→ The problem: Reproduce exactly and only the lines running from the one with "Convert this chart to matplotlib code." through the one with "fig = plt.figure(figsize=(W", both end lines included.

→ Material shown:
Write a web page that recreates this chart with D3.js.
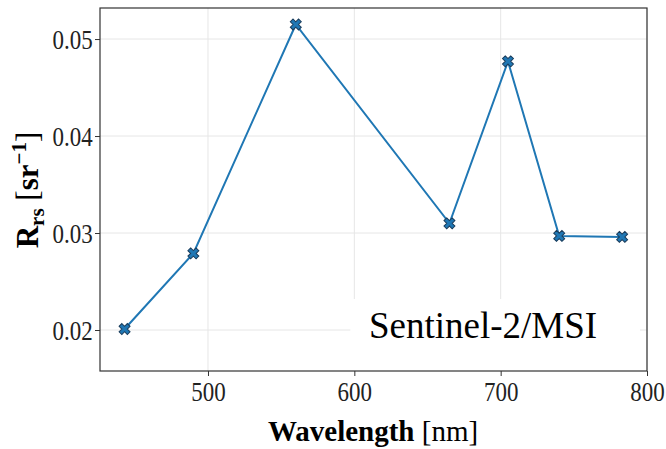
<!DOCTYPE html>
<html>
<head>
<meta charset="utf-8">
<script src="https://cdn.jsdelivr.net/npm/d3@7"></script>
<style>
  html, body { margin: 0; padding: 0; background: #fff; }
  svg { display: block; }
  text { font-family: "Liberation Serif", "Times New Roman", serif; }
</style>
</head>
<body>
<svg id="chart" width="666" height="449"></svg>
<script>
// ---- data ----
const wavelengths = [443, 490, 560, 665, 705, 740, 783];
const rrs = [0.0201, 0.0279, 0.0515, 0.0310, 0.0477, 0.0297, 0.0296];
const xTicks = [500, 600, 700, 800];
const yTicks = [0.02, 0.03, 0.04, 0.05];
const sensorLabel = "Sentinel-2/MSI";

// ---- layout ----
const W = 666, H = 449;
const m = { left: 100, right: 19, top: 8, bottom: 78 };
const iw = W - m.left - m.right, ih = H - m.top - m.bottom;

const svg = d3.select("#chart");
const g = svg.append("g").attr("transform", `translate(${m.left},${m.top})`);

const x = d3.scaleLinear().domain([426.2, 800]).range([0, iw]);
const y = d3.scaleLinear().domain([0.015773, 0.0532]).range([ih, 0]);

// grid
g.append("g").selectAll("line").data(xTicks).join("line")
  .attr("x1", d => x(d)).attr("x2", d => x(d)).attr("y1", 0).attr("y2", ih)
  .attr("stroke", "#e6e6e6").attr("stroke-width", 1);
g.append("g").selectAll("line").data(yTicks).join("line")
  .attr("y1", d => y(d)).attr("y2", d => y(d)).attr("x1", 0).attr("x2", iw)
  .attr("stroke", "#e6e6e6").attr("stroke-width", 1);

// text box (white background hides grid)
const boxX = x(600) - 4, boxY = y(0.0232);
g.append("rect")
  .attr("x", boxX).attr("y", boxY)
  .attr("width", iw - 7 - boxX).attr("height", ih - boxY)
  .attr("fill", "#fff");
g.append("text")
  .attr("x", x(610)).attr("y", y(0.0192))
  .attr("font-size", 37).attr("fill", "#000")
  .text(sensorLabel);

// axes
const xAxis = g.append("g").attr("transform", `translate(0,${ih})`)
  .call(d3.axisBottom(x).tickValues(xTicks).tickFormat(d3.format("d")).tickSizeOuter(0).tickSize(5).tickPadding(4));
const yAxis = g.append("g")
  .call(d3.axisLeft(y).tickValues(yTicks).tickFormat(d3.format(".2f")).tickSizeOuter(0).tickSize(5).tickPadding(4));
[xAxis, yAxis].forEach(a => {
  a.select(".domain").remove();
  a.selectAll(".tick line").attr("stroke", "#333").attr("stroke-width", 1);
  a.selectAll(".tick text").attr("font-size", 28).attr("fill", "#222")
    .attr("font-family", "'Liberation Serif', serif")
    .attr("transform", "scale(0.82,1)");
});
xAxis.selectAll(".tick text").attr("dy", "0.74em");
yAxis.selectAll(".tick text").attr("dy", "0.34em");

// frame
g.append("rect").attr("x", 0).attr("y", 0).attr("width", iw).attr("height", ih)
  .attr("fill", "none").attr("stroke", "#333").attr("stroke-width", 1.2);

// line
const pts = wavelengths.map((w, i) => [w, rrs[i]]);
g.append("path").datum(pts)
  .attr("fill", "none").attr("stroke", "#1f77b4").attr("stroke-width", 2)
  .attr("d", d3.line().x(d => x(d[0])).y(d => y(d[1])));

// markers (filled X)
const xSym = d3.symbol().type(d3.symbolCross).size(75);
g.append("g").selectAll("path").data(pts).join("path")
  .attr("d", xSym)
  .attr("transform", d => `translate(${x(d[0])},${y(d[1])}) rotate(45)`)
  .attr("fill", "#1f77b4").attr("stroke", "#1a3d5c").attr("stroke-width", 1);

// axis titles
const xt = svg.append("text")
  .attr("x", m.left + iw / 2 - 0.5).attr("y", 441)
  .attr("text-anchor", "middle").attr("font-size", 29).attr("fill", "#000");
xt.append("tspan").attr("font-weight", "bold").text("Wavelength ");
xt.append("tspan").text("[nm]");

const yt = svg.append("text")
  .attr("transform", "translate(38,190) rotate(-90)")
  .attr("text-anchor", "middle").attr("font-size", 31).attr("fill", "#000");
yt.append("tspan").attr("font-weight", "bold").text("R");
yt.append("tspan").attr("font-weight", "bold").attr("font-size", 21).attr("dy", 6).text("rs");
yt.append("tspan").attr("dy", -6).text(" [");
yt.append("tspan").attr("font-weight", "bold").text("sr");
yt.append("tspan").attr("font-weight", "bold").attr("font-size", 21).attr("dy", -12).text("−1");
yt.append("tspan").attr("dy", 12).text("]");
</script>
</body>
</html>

...

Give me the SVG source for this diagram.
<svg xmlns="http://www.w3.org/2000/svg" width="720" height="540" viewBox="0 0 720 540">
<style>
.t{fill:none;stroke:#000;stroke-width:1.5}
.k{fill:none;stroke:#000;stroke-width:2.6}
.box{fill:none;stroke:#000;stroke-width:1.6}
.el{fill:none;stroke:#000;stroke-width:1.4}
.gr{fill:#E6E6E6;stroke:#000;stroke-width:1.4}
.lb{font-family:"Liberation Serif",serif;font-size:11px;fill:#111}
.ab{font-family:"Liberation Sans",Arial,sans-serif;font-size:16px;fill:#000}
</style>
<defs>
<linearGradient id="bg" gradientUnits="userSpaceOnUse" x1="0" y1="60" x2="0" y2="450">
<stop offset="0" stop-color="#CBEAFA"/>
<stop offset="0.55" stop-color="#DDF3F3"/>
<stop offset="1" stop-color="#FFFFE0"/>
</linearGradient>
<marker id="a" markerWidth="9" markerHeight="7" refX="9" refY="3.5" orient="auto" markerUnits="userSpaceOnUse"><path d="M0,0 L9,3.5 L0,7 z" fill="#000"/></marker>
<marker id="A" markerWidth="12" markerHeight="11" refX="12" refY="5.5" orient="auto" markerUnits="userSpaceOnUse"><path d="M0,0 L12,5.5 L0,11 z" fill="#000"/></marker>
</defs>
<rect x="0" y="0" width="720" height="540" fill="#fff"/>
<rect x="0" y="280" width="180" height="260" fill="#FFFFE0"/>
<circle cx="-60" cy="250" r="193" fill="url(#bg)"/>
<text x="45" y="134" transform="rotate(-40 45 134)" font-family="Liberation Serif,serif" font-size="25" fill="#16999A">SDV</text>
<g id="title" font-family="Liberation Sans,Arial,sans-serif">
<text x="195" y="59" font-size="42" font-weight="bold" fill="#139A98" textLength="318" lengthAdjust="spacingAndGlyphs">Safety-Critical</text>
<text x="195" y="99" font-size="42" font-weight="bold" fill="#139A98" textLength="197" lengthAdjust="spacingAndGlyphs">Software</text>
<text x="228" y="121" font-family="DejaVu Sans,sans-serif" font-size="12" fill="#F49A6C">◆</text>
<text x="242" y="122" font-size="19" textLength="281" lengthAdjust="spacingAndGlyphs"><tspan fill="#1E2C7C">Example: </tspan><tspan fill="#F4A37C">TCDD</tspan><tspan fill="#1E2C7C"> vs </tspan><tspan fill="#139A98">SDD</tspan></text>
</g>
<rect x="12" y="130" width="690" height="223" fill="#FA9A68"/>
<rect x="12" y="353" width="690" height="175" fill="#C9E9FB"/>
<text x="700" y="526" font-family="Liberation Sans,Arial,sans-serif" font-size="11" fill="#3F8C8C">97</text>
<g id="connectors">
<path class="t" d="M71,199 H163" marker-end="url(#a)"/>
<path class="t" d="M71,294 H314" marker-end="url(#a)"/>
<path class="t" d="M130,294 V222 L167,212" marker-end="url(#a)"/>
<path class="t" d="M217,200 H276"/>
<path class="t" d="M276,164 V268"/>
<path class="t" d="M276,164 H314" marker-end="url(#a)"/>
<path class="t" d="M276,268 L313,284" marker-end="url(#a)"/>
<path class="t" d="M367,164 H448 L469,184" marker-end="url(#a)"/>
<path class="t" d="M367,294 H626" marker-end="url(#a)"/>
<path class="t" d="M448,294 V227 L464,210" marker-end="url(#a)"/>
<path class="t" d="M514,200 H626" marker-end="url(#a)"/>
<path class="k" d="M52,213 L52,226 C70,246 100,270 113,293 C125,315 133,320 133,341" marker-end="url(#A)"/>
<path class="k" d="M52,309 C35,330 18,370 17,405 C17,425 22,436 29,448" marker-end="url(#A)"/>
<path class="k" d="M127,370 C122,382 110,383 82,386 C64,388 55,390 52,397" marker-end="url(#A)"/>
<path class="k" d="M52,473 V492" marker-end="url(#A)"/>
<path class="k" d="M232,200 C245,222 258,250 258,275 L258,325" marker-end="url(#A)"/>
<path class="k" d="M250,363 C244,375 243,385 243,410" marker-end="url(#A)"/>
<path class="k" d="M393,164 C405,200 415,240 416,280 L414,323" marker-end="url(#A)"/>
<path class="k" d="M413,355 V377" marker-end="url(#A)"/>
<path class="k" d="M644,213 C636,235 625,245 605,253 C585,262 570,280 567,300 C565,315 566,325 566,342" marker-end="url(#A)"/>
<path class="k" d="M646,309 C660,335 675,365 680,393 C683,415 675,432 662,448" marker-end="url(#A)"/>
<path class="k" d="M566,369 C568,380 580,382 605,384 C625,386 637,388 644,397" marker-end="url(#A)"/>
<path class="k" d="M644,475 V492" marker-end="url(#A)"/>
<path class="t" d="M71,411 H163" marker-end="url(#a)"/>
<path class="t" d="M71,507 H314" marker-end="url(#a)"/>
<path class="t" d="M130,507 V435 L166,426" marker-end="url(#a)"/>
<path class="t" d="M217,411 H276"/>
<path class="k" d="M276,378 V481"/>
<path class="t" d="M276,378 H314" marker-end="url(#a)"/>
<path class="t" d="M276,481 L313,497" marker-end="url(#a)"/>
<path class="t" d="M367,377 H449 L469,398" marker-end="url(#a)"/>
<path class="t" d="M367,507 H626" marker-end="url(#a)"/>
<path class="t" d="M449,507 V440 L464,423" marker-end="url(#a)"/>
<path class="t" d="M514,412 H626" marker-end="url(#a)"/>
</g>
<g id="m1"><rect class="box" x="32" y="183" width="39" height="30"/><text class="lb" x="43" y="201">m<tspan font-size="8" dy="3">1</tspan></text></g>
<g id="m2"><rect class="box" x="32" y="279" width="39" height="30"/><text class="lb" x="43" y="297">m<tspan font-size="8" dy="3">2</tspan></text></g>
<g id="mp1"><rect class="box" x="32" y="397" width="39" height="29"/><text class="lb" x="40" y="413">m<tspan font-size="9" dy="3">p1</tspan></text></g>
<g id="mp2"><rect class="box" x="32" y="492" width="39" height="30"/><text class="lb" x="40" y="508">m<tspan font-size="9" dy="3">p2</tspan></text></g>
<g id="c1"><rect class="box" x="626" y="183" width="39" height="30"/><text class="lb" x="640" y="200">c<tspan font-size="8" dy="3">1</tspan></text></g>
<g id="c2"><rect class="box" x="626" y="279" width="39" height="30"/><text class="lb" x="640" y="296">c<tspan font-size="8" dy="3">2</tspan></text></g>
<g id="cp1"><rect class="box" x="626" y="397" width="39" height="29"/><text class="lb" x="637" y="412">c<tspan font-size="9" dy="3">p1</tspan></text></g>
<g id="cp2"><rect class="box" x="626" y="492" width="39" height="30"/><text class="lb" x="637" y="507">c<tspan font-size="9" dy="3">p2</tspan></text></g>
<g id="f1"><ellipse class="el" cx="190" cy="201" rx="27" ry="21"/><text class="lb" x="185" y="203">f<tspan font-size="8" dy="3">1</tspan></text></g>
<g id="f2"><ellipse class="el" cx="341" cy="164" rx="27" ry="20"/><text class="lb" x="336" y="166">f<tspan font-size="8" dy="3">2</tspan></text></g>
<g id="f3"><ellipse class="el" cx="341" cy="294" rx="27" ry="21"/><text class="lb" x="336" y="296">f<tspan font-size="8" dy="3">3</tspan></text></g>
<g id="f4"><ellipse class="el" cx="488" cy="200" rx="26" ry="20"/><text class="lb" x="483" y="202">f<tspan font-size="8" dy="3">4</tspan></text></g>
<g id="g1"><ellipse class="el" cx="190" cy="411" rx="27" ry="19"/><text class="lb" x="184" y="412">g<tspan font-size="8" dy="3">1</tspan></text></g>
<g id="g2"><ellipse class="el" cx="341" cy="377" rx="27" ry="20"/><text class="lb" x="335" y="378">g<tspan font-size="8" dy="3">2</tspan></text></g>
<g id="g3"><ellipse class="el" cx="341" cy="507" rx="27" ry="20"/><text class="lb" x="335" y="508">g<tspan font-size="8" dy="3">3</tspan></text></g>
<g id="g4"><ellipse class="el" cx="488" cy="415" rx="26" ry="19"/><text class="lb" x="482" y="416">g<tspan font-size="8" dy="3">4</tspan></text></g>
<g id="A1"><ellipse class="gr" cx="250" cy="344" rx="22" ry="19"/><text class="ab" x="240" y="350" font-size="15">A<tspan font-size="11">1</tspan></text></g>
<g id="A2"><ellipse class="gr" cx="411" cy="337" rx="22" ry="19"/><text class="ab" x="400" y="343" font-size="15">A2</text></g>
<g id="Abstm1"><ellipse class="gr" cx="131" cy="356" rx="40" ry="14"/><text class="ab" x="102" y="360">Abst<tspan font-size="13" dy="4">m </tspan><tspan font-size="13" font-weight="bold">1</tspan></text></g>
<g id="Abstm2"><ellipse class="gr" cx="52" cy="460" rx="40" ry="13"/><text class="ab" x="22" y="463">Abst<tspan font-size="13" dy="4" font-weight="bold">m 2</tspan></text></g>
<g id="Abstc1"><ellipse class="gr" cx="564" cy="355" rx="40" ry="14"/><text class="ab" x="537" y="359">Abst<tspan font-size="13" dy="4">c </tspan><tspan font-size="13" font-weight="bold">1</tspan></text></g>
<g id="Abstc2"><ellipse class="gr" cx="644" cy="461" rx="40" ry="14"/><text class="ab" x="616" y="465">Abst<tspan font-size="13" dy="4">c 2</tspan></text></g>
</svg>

* * *

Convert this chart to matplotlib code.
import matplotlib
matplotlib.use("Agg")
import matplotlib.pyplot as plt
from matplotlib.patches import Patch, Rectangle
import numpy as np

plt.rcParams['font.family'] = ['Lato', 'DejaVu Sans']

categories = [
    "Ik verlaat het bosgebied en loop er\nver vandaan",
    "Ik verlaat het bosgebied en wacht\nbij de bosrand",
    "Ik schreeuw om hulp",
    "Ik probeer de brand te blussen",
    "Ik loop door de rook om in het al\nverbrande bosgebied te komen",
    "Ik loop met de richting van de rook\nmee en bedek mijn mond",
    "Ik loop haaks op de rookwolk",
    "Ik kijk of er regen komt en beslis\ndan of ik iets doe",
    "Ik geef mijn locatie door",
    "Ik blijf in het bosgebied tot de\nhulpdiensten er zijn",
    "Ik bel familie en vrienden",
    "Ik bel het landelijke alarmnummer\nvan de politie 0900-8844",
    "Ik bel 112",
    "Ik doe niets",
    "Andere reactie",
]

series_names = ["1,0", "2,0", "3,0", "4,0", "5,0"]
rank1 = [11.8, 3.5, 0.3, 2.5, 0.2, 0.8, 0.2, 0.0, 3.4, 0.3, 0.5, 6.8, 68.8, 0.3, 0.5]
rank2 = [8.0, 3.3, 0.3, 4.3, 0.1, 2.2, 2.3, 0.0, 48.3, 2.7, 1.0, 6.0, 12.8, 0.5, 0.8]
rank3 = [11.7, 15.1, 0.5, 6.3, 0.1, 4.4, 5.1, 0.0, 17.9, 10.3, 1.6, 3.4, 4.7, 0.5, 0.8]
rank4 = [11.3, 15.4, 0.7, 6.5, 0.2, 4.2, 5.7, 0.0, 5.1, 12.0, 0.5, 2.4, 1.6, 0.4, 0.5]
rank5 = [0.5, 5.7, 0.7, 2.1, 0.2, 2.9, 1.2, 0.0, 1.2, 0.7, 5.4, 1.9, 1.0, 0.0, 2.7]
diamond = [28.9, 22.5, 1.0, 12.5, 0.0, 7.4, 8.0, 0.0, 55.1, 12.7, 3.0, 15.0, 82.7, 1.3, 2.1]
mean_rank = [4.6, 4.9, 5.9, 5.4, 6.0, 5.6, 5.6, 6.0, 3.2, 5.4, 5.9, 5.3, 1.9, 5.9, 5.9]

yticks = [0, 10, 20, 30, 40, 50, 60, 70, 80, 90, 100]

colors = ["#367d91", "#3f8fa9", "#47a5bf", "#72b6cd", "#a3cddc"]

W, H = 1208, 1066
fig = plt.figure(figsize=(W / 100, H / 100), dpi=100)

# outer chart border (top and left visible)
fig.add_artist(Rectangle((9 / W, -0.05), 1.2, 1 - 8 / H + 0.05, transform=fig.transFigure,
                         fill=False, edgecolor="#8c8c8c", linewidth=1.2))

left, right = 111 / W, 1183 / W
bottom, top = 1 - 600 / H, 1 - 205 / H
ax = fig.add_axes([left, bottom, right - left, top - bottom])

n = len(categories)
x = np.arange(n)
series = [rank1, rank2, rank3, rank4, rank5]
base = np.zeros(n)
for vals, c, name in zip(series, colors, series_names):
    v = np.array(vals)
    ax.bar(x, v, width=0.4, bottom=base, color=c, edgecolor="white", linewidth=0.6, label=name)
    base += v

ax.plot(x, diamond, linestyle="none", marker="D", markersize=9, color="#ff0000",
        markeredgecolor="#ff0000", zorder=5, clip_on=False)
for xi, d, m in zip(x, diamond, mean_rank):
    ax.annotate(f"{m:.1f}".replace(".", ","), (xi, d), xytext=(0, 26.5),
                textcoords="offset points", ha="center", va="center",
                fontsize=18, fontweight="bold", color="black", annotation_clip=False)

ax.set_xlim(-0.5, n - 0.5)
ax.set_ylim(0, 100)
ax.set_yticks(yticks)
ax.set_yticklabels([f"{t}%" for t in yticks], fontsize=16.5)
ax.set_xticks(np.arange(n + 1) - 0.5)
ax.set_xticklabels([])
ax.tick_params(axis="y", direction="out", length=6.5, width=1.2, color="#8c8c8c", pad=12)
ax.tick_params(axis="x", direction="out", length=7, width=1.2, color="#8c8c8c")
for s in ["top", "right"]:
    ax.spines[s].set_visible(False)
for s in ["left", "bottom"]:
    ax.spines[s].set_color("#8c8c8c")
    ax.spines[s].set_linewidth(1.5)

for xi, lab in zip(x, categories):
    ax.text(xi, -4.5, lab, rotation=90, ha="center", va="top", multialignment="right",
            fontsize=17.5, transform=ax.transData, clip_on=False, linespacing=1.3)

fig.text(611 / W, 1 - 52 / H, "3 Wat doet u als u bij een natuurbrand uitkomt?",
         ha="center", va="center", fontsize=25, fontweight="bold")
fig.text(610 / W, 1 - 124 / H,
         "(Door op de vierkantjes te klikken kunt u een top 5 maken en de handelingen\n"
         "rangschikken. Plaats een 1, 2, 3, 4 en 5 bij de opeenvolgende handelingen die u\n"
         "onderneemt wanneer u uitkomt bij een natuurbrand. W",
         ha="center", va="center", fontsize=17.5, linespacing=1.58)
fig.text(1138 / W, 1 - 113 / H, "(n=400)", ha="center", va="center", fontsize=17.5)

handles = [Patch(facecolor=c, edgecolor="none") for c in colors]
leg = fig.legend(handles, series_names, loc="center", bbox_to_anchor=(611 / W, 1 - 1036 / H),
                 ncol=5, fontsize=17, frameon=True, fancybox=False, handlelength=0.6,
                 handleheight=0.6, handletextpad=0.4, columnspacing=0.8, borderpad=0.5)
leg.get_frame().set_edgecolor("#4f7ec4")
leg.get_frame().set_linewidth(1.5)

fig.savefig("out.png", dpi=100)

→ The completed task:
Convert this chart to matplotlib code.
import matplotlib
matplotlib.use("Agg")
import matplotlib.pyplot as plt
from matplotlib.patches import Patch, Rectangle
import numpy as np

plt.rcParams['font.family'] = ['Lato', 'DejaVu Sans']

categories = [
    "Ik verlaat het bosgebied en loop er\nver vandaan",
    "Ik verlaat het bosgebied en wacht\nbij de bosrand",
    "Ik schreeuw om hulp",
    "Ik probeer de brand te blussen",
    "Ik loop door de rook om in het al\nverbrande bosgebied te komen",
    "Ik loop met de richting van de rook\nmee en bedek mijn mond",
    "Ik loop haaks op de rookwolk",
    "Ik kijk of er regen komt en beslis\ndan of ik iets doe",
    "Ik geef mijn locatie door",
    "Ik blijf in het bosgebied tot de\nhulpdiensten er zijn",
    "Ik bel familie en vrienden",
    "Ik bel het landelijke alarmnummer\nvan de politie 0900-8844",
    "Ik bel 112",
    "Ik doe niets",
    "Andere reactie",
]

series_names = ["1,0", "2,0", "3,0", "4,0", "5,0"]
rank1 = [11.8, 3.5, 0.3, 2.5, 0.2, 0.8, 0.2, 0.0, 3.4, 0.3, 0.5, 6.8, 68.8, 0.3, 0.5]
rank2 = [8.0, 3.3, 0.3, 4.3, 0.1, 2.2, 2.3, 0.0, 48.3, 2.7, 1.0, 6.0, 12.8, 0.5, 0.8]
rank3 = [11.7, 15.1, 0.5, 6.3, 0.1, 4.4, 5.1, 0.0, 17.9, 10.3, 1.6, 3.4, 4.7, 0.5, 0.8]
rank4 = [11.3, 15.4, 0.7, 6.5, 0.2, 4.2, 5.7, 0.0, 5.1, 12.0, 0.5, 2.4, 1.6, 0.4, 0.5]
rank5 = [0.5, 5.7, 0.7, 2.1, 0.2, 2.9, 1.2, 0.0, 1.2, 0.7, 5.4, 1.9, 1.0, 0.0, 2.7]
diamond = [28.9, 22.5, 1.0, 12.5, 0.0, 7.4, 8.0, 0.0, 55.1, 12.7, 3.0, 15.0, 82.7, 1.3, 2.1]
mean_rank = [4.6, 4.9, 5.9, 5.4, 6.0, 5.6, 5.6, 6.0, 3.2, 5.4, 5.9, 5.3, 1.9, 5.9, 5.9]

yticks = [0, 10, 20, 30, 40, 50, 60, 70, 80, 90, 100]

colors = ["#367d91", "#3f8fa9", "#47a5bf", "#72b6cd", "#a3cddc"]

W, H = 1208, 1066
fig = plt.figure(figsize=(W / 100, H / 100), dpi=100)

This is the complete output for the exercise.